• **What this task involves**
Print the entire listing. Each line must match the original exactly.

• **Supplied data**
▼▼▼
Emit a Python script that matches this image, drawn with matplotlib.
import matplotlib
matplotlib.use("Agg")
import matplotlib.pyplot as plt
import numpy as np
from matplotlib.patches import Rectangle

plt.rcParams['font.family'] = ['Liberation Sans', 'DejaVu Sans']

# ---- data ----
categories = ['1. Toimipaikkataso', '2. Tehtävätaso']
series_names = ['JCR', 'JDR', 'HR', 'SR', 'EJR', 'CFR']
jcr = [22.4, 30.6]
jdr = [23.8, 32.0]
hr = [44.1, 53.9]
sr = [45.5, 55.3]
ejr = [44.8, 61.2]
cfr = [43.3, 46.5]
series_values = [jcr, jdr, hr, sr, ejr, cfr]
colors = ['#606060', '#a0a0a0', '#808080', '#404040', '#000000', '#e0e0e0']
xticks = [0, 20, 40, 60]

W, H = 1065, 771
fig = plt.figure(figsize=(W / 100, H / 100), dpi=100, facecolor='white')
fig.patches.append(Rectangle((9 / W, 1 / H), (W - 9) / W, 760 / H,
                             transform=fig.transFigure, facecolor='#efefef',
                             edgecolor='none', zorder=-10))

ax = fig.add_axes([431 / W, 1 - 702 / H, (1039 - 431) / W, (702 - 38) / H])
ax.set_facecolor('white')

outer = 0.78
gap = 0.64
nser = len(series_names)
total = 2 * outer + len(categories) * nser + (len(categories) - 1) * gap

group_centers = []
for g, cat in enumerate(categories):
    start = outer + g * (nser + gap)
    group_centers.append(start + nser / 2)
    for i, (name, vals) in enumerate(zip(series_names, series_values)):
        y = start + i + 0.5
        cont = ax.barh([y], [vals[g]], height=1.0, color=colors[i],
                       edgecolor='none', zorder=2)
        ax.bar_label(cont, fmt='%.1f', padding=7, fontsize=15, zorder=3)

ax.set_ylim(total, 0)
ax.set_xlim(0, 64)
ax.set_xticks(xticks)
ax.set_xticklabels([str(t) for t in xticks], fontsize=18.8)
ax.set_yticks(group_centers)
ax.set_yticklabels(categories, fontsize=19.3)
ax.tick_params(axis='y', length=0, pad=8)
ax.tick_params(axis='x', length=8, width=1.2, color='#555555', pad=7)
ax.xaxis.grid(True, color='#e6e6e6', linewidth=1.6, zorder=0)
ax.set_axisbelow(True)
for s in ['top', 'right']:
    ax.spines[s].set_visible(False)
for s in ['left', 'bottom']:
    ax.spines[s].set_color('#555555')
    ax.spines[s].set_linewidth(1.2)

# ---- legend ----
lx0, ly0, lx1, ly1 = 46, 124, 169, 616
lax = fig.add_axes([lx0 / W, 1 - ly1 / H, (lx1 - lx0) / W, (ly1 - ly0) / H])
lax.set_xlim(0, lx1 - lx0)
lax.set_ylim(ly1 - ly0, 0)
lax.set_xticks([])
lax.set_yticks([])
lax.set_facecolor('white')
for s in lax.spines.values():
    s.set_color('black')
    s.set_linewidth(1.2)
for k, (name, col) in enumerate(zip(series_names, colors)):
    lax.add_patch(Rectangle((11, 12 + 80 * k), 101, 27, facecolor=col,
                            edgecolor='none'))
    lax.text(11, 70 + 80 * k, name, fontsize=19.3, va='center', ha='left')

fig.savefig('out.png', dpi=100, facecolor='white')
▲▲▲
• **Written solution**
Emit a Python script that matches this image, drawn with matplotlib.
import matplotlib
matplotlib.use("Agg")
import matplotlib.pyplot as plt
import numpy as np
from matplotlib.patches import Rectangle

plt.rcParams['font.family'] = ['Liberation Sans', 'DejaVu Sans']

# ---- data ----
categories = ['1. Toimipaikkataso', '2. Tehtävätaso']
series_names = ['JCR', 'JDR', 'HR', 'SR', 'EJR', 'CFR']
jcr = [22.4, 30.6]
jdr = [23.8, 32.0]
hr = [44.1, 53.9]
sr = [45.5, 55.3]
ejr = [44.8, 61.2]
cfr = [43.3, 46.5]
series_values = [jcr, jdr, hr, sr, ejr, cfr]
colors = ['#606060', '#a0a0a0', '#808080', '#404040', '#000000', '#e0e0e0']
xticks = [0, 20, 40, 60]

W, H = 1065, 771
fig = plt.figure(figsize=(W / 100, H / 100), dpi=100, facecolor='white')
fig.patches.append(Rectangle((9 / W, 1 / H), (W - 9) / W, 760 / H,
                             transform=fig.transFigure, facecolor='#efefef',
                             edgecolor='none', zorder=-10))

ax = fig.add_axes([431 / W, 1 - 702 / H, (1039 - 431) / W, (702 - 38) / H])
ax.set_facecolor('white')

outer = 0.78
gap = 0.64
nser = len(series_names)
total = 2 * outer + len(categories) * nser + (len(categories) - 1) * gap

group_centers = []
for g, cat in enumerate(categories):
    start = outer + g * (nser + gap)
    group_centers.append(start + nser / 2)
    for i, (name, vals) in enumerate(zip(series_names, series_values)):
        y = start + i + 0.5
        cont = ax.barh([y], [vals[g]], height=1.0, color=colors[i],
                       edgecolor='none', zorder=2)
        ax.bar_label(cont, fmt='%.1f', padding=7, fontsize=15, zorder=3)

ax.set_ylim(total, 0)
ax.set_xlim(0, 64)
ax.set_xticks(xticks)
ax.set_xticklabels([str(t) for t in xticks], fontsize=18.8)
ax.set_yticks(group_centers)
ax.set_yticklabels(categories, fontsize=19.3)
ax.tick_params(axis='y', length=0, pad=8)
ax.tick_params(axis='x', length=8, width=1.2, color='#555555', pad=7)
ax.xaxis.grid(True, color='#e6e6e6', linewidth=1.6, zorder=0)
ax.set_axisbelow(True)
for s in ['top', 'right']:
    ax.spines[s].set_visible(False)
for s in ['left', 'bottom']:
    ax.spines[s].set_color('#555555')
    ax.spines[s].set_linewidth(1.2)

# ---- legend ----
lx0, ly0, lx1, ly1 = 46, 124, 169, 616
lax = fig.add_axes([lx0 / W, 1 - ly1 / H, (lx1 - lx0) / W, (ly1 - ly0) / H])
lax.set_xlim(0, lx1 - lx0)
lax.set_ylim(ly1 - ly0, 0)
lax.set_xticks([])
lax.set_yticks([])
lax.set_facecolor('white')
for s in lax.spines.values():
    s.set_color('black')
    s.set_linewidth(1.2)
for k, (name, col) in enumerate(zip(series_names, colors)):
    lax.add_patch(Rectangle((11, 12 + 80 * k), 101, 27, facecolor=col,
                            edgecolor='none'))
    lax.text(11, 70 + 80 * k, name, fontsize=19.3, va='center', ha='left')

fig.savefig('out.png', dpi=100, facecolor='white')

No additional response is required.